A desenvoltura em alguns atos e a “fome” de poder desfiladas pelo presidente da Câmara dos Deputados, Arthur Lira (PP-AL), saltam aos olhos de pesquisadores, de analistas políticos e em outras parcelas da sociedade brasileira.

Tais cenários reforçam uma discussão a respeito de dois conceitos importantes – e já bem discutidos – na literatura da Ciência Política: o presidencialismo de coalizão e o semipresidencialismo.

A perspectiva do presidencialismo de coalizão, desenvolvida originalmente por Sérgio Abranches, em 1988, trabalha com dois aspectos essenciais: uma definição dos papeis ocupados pelo presidente da República, no Brasil, e a existência das chamadas coalizões de partidos para sustentarem um governo. Assim, na maior parte dos governos eleitos pelo voto direto, no país, a partir de 1989, os presidentes da República organizaram seus ministérios com integrantes de vários partidos, que integravam, em maior ou menor escala, a base parlamentar. As questões das emendas parlamentares sempre tiveram protagonismo neste contexto.

Os dois presidentes que sofreram impeachment (Fernando Collor, em 1992; e Dilma Rousseff, em 2016) falharam na sua relação com o Congresso Nacional – e esse foi um fator preponderante comum (embora não o único) nas respectivas quedas. No governo de Jair Bolsonaro, do PL (2019-2022), houve, em termos de discurso, uma busca de não compor uma base parlamentar – esta acabou “sequestrada” a partir do chamado “orçamento secreto”, que emergiu em 2021.

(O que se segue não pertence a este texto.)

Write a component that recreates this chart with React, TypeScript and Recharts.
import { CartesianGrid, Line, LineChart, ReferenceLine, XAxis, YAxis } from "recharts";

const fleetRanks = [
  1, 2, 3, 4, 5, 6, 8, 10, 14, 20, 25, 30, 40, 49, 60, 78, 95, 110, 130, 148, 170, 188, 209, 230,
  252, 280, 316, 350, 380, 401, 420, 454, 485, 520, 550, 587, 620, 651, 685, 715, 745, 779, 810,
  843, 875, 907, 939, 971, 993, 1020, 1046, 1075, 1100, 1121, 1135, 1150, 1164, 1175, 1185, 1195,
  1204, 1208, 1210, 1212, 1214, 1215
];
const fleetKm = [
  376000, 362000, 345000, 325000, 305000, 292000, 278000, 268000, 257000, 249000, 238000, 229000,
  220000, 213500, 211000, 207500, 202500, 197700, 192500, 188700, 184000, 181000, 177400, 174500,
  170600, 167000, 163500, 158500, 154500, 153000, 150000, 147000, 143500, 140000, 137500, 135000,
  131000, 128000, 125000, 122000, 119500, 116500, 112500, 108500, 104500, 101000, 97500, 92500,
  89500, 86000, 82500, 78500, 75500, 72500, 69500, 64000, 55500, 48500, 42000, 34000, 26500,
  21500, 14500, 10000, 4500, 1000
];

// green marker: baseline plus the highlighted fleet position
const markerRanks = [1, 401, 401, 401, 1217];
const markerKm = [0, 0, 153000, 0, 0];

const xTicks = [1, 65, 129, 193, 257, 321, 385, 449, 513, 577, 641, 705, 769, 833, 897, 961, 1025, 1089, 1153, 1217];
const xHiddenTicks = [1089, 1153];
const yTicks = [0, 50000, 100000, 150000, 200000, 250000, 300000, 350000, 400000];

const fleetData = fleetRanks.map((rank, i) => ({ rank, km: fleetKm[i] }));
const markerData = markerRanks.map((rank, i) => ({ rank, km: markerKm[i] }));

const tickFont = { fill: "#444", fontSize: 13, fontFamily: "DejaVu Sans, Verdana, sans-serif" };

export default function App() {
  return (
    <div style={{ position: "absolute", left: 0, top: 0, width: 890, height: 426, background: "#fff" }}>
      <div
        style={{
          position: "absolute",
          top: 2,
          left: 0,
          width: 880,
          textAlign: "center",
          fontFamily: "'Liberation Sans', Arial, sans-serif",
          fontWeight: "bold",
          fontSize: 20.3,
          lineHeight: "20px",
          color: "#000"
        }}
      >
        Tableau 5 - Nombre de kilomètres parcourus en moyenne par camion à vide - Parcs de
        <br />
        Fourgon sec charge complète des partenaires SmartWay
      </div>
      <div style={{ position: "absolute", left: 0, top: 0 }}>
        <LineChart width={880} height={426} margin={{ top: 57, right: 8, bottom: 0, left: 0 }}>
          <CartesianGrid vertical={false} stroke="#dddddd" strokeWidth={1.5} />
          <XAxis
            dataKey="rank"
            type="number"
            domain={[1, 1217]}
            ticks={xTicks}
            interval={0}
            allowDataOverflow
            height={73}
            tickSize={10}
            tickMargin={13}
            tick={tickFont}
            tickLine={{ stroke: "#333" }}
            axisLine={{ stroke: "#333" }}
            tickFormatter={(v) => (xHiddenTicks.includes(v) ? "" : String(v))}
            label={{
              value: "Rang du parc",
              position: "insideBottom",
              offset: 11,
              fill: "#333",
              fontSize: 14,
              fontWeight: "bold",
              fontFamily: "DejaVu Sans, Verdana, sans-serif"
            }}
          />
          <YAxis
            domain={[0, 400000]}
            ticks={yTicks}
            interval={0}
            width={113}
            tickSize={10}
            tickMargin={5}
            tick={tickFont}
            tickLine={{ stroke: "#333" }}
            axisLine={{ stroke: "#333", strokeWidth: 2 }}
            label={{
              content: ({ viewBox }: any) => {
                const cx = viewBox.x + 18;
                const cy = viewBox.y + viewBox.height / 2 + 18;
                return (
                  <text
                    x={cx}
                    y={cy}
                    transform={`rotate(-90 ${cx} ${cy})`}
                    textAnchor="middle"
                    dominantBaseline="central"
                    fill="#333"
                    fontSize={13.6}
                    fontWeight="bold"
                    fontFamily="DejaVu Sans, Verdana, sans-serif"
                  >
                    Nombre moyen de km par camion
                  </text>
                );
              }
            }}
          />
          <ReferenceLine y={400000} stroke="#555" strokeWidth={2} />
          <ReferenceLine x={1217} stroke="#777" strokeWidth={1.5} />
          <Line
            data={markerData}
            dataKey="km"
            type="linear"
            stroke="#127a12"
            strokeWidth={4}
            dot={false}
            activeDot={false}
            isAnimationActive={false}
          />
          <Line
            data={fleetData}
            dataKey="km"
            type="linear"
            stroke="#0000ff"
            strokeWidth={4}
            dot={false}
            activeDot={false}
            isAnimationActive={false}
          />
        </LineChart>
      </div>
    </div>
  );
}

Já o termo semipresidencialismo surgiu, inicialmente, na literatura de ciência política de Maurice Duverger, nos anos 1970, trazendo uma mescla dos sistemas presidencialista e parlamentarista. Há caraterísticas de ambos – já que o presidente é eleito pelo povo – algo comum no presidencialismo –, ao mesmo tempo em que há uma dissociação das funções entre o chefe de Estado e o chefe de governo (algo do contexto parlamentarista). 

Há uma distinção, todavia, no semipresencialismo: o chefe de Estado (presidente) acumula mais funções do que no modelo parlamentarista, como um protagonismo na política da externa e na chefia das forças armadas. Outro aspecto é que, no semipresidencialismo, o presidente pode dissolver o parlamento – diferentemente do que ocorre nos sistemas presidencialistas e parlamentaristas. Há um grupo de trabalho no parlamento brasileiro discutindo o tema, aliás

O presidente Lula (PT) tem tido algumas dificuldades para avançar com algumas pautas, principalmente na Câmara dos Deputados, em virtude, prioritariamente, de ter apenas cerca de 130 deputados em sua base – e por falhas na própria articulação política do governo. Ele fez a tentativa de contemplar vários grupos políticos na Esplanada dos Ministérios, mas tal processo de coalizão ainda não trouxe, para o governo, os efeitos desejados. Ao mesmo tempo, com o poderio conquistado pelo “Centrão” durante o governo Jair Bolsonaro, e com a reeleição de Arthur Lira para a presidência da Câmara dos Deputados, em fevereiro de 2023, a correlação de forças tem trazido alguns desgastes para o governo. 

Em alguns momentos, uma certa “sofreguidão” de Lira pelas nomeações e pela execução do Orçamento gera um cenário de confusão sobre quem realmente manda na República Federativa do Brasil. É importante ressaltar que há os poderes constituídos e que Lula foi o eleito para ser chefe de governo, chefe de Estado, comandante-chefe das Forças Armadas, comandante geral do funcionalismo público e representante do país nas arenas internacionais. Lira é “apenas” o chefe de uma das Casas Legislativas – mas isso parece não ser o “bastante” para ele. Em alguns casos, parecem faltar ao deputado alagoano mais civismo e uma maior compreensão do espírito público. O sistema brasileiro segue presidencialista – e nele há uma grande concentração de poder na figura do presidente da República.  

Assim, é possível concluir que o Brasil, como qualquer outra nação autônoma e soberana, tem de buscar qual modelo é mais adequado para recolocá-lo na trilha do crescimento econômico, das políticas públicas e do protagonismo internacional, ainda mais após os quatro anos de perdas e retrocessos vividos entre 2019 e 2022.